Nasa Administrator Bill Nelson congratulated SpaceX on Twitter for the successful test flight, marking a significant milestone despite the subsequent setback.

With previous attempts ending in dramatic explosions, all eyes were on Thursday’s launch. However, SpaceX’s strategy of rapid trial and error to accelerate development has yielded numerous successes in the past.

The third test flight, featuring Starship in its fully stacked configuration, saw the rocket achieving several objectives. Notably, it successfully demonstrated the opening and closing of Starship’s payload door, crucial for satellite deployment into orbit.
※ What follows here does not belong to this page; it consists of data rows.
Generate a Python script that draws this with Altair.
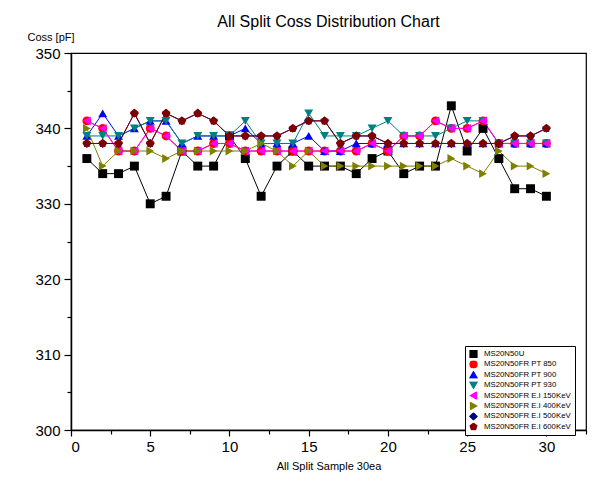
import altair as alt
import pandas as pd

samples = list(range(1, 31))

series_names = [
    "MS20N50U",
    "MS20N50FR PT 850",
    "MS20N50FR PT 900",
    "MS20N50FR PT 930",
    "MS20N50FR E.I 150KeV",
    "MS20N50FR E.I 400KeV",
    "MS20N50FR E.I 500KeV",
    "MS20N50FR E.I 600KeV",
]

ms20n50u = [336, 334, 334, 335, 330, 331, 337, 335, 335, 339, 336, 331, 335, 337, 335,
            335, 335, 334, 336, 337, 334, 335, 335, 343, 337, 340, 336, 332, 332, 331]
pt850 = [341, 340, 337, 337, 340, 339, 337, 337, 338, 338, 337, 337, 337, 337, 337,
         337, 337, 337, 338, 337, 339, 339, 341, 340, 340, 341, 338, 338, 338, 338]
pt900 = [339, 342, 339, 340, 341, 341, 338, 339, 339, 339, 340, 338, 338, 338, 339,
         337, 337, 338, 338, 338, 338, 338, 338, 338, 338, 338, 338, 338, 338, 338]
pt930 = [339, 339, 339, 340, 341, 341, 338, 339, 339, 339, 341, 338, 338, 338, 342,
         339, 339, 339, 340, 341, 339, 339, 339, 340, 341, 341, 338, 338, 338, 338]
ei150 = [341, 340, 337, 337, 340, 339, 337, 337, 338, 338, 337, 337, 337, 337, 337,
         337, 337, 337, 338, 337, 339, 339, 341, 340, 340, 341, 338, 338, 338, 338]
ei400 = [340, 335, 337, 337, 337, 336, 337, 337, 337, 337, 337, 338, 337, 335, 337,
         335, 335, 335, 335, 335, 335, 335, 335, 336, 335, 334, 337, 335, 335, 334]
ei500 = [338, 338, 338, 342, 338, 342, 341, 342, 341, 339, 339, 339, 339, 340, 341,
         341, 338, 339, 339, 338, 338, 338, 338, 338, 338, 338, 338, 339, 339, 340]
ei600 = [338, 338, 338, 342, 338, 342, 341, 342, 341, 339, 339, 339, 339, 340, 341,
         341, 338, 339, 339, 338, 338, 338, 338, 338, 338, 338, 338, 339, 339, 340]

series_values = [ms20n50u, pt850, pt900, pt930, ei150, ei400, ei500, ei600]

colors = ["#000000", "#FF0000", "#0000FF", "#008080", "#FF00FF", "#808000", "#000080", "#800000"]
pentagon = "M0,-1L0.951,-0.309L0.588,0.809L-0.588,0.809L-0.951,-0.309Z"
shapes = ["square", "circle", "triangle-up", "triangle-down", "triangle-left",
          "triangle-right", "diamond", pentagon]

rows = []
for k, (name, vals) in enumerate(zip(series_names, series_values)):
    for s, v in zip(samples, vals):
        rows.append({"sample": s, "coss": v, "series": name, "k": k})
df = pd.DataFrame(rows)

x_ticks = [i * 2.5 for i in range(14)]
y_ticks = list(range(300, 351, 5))

x_enc = alt.X(
    "sample:Q",
    scale=alt.Scale(domain=[0, 32.5], nice=False, zero=False),
    axis=alt.Axis(
        values=x_ticks,
        labelExpr="datum.value % 5 === 0 ? datum.label : ''",
        tickSize={"condition": {"test": "datum.value % 5 === 0", "value": 6}, "value": 4},
        title="All Split Sample 30ea",
        titleFontSize=11,
        titleFontWeight="normal",
        titlePadding=6,
        labelFontSize=15,
        labelPadding=3,
        grid=False,
    ),
)
y_enc = alt.Y(
    "coss:Q",
    scale=alt.Scale(domain=[300, 350], nice=False, zero=False),
    axis=alt.Axis(
        values=y_ticks,
        labelExpr="datum.value % 10 === 0 ? datum.label : ''",
        tickSize={"condition": {"test": "datum.value % 10 === 0", "value": 7}, "value": 4},
        title="Coss [pF]",
        titleAngle=0,
        titleAlign="left",
        titleBaseline="bottom",
        titleX=-44,
        titleY=-11,
        titleFontSize=11,
        titleFontWeight="normal",
        labelFontSize=15,
        labelPadding=4,
        grid=False,
    ),
)

legend_props = dict(
    title=None,
    orient="none",
    legendX=394,
    legendY=293,
    labelFontSize=7.8,
    symbolSize=45,
    rowPadding=2.4,
    clipHeight=8,
    padding=4,
    fillColor="white",
    strokeColor="black",
    labelLimit=200,
    labelOffset=6,
)

color_enc = alt.Color(
    "series:N",
    scale=alt.Scale(domain=series_names, range=colors),
    legend=alt.Legend(**legend_props),
)
shape_enc = alt.Shape(
    "series:N",
    scale=alt.Scale(domain=series_names, range=shapes),
    legend=alt.Legend(**legend_props),
)

base = alt.Chart(df)
lines = base.mark_line(strokeWidth=1).encode(
    x=x_enc, y=y_enc, color=color_enc, detail="series:N", order="sample:Q"
)
points = base.mark_point(filled=True, size=80, opacity=1).encode(
    x=x_enc, y=y_enc, color=color_enc, shape=shape_enc, order="k:Q"
)

chart = (
    alt.layer(lines, points)
    .properties(
        width=515,
        height=377,
        title=alt.TitleParams(
            "All Split Coss Distribution Chart",
            fontSize=16,
            fontWeight="normal",
            anchor="middle",
            offset=1,
            color="black",
        ),
        autosize=alt.AutoSizeParams(type="none"),
        padding={"left": 63, "top": 45, "right": 11, "bottom": 50},
    )
    .configure(font="Liberation Sans")
    .configure_view(stroke="black", strokeWidth=1.2)
    .configure_axis(
        domainColor="black",
        domainWidth=1.5,
        tickColor="black",
        tickWidth=1.2,
        labelColor="black",
        titleColor="black",
    )
    .configure_legend(labelColor="black")
)

chart.save("out.html", embed_options={"renderer": "svg", "actions": False})
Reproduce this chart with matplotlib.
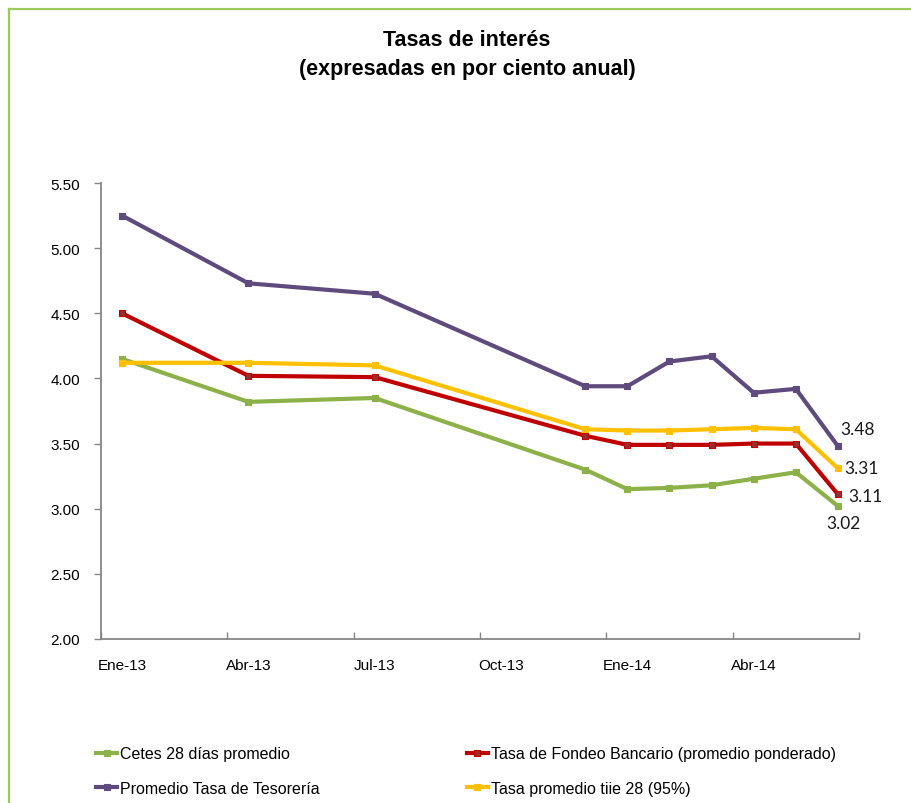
import matplotlib
matplotlib.use("Agg")
import matplotlib.pyplot as plt
from matplotlib.lines import Line2D
import pandas as pd

#################   datos   #################

fechas = ['2013-01', '2013-04', '2013-07', '2013-12', '2014-01',
          '2014-02', '2014-03', '2014-04', '2014-05', '2014-06']

cetes = [4.15, 3.82, 3.85, 3.30, 3.15, 3.16, 3.18, 3.23, 3.28, 3.02]
fondeo = [4.50, 4.02, 4.01, 3.56, 3.49, 3.49, 3.49, 3.50, 3.50, 3.11]
tesoreria = [5.25, 4.73, 4.65, 3.94, 3.94, 4.13, 4.17, 3.89, 3.92, 3.48]
tiie = [4.12, 4.12, 4.10, 3.61, 3.60, 3.60, 3.61, 3.62, 3.61, 3.31]

nombres = ['Cetes 28 días promedio',
           'Tasa de Fondeo Bancario (promedio ponderado)',
           'Promedio Tasa de Tesorería',
           'Tasa promedio tiie 28 (95%)']
colores = ['#8db149', '#c00000', '#5f4a7e', '#ffc000']
series = [cetes, fondeo, tesoreria, tiie]

etiquetas_x = ['Ene-13', 'Abr-13', 'Jul-13', 'Oct-13', 'Ene-14', 'Abr-14']
y_ticks = [2.0, 2.5, 3.0, 3.5, 4.0, 4.5, 5.0, 5.5]

# meses desde ene-13, centrados en su casilla (eje de fechas tipo Excel)
inicio = pd.Period('2013-01', freq='M')
x = [(pd.Period(f, freq='M') - inicio).n + 0.5 for f in fechas]
n_meses = 18

#################   figura   #################

W, H = 912, 804
fig = plt.figure(figsize=(W / 100, H / 100), dpi=100)
fig.patch.set_facecolor('white')

# marco verde (solo arriba e izquierda)
borde = '#9bc95a'
fig.add_artist(Line2D([9 / W, 1], [1 - 10 / H, 1 - 10 / H], color=borde, lw=1.6,
                      transform=fig.transFigure))
fig.add_artist(Line2D([9 / W, 9 / W], [0, 1 - 10 / H], color=borde, lw=1.6,
                      transform=fig.transFigure))

ax = fig.add_axes([101 / W, (H - 640) / H, (859 - 101) / W, (640 - 184) / H])

lineas = []
for vals, nom, col in zip(series, nombres, colores):
    mfc = '#9b2d30' if col == '#c00000' else col
    l, = ax.plot(x, vals, color=col, lw=3, marker='s', ms=5,
                 markerfacecolor=mfc, markeredgecolor=col, markeredgewidth=0.8,
                 label=nom, solid_joinstyle='round')
    lineas.append(l)

# valores del ultimo mes (desplazamiento en pixeles)
desplaz = [(5, -17), (27, -2), (20, 17), (24, 0)]
for vals, (dx, dy) in zip(series, desplaz):
    ax.annotate(f'{vals[-1]:.2f}', (x[-1], vals[-1]), xytext=(dx, dy),
                textcoords='offset pixels', ha='center', va='center',
                fontsize=12.5, family=['Lato', 'DejaVu Sans'], color='#1a1a1a')

ax.set_xlim(0, n_meses)
ax.set_ylim(2.0, 5.5)
ax.set_yticks(y_ticks)
ax.set_yticklabels([f'{v:.2f}' for v in y_ticks],
                   fontsize=11, family=['Liberation Sans', 'DejaVu Sans'])

ax.set_xticks(range(0, n_meses + 1, 3))
ax.set_xticklabels([])
ax.set_xticks([m + 0.5 for m in range(0, n_meses, 3)], minor=True)
ax.set_xticklabels(etiquetas_x, minor=True, fontsize=11,
                   family=['Liberation Sans', 'DejaVu Sans'])
ax.tick_params(axis='x', which='major', direction='in', length=5,
               color='#868686', width=1)
ax.tick_params(axis='x', which='minor', length=0, pad=14)
ax.tick_params(axis='y', direction='out', length=5, color='#868686',
               width=1, pad=10)

for s in ['top', 'right']:
    ax.spines[s].set_visible(False)
for s in ['left', 'bottom']:
    ax.spines[s].set_color('#868686')
    ax.spines[s].set_linewidth(1.3)

#################   titulo y leyenda   #################

fuente = ['Liberation Sans', 'DejaVu Sans']
fig.text(467 / W, 1 - 40 / H, 'Tasas de interés', ha='center', va='center',
         fontsize=15.5, fontweight='bold', family=fuente)
fig.text(467 / W, 1 - 70 / H, '(expresadas en por ciento anual)', ha='center',
         va='center', fontsize=15.5, fontweight='bold', family=fuente)

orden = [0, 2, 1, 3]
fig.legend([lineas[i] for i in orden], [nombres[i] for i in orden], ncol=2,
           loc='upper left', bbox_to_anchor=(90 / W, 1 - 741 / H),
           frameon=False, handlelength=1.3, handletextpad=0.2,
           columnspacing=9.2, labelspacing=1.2, borderaxespad=0,
           prop={'family': fuente, 'size': 11.5})

fig.savefig('out.png', dpi=100)
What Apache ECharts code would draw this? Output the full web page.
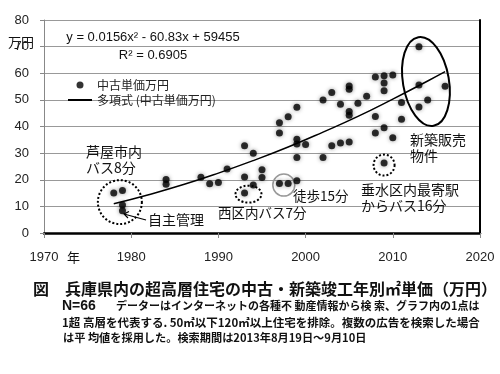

Footage from onboard cameras showcased Starship’s journey through space, reaching speeds exceeding 26,000 kilometers per hour and soaring to an altitude of over 200 kilometers above sea level. However, signals were lost as it descended over the Indian Ocean, failing to achieve its final goal of a splashdown.

Despite the setback, SpaceX remains committed to its vision of interplanetary life, with Musk emphasizing the progress made. Real-world testing has been integral to SpaceX’s approach, with previous iterations facing challenges but paving the way for advancements.

The clock is ticking for SpaceX as it aims to meet NASA’s deadlines for lunar missions. With China also eyeing a lunar landing by 2030, SpaceX must demonstrate the capability to safely launch, fly, and land Starship, a crucial component for future missions to the Moon and beyond.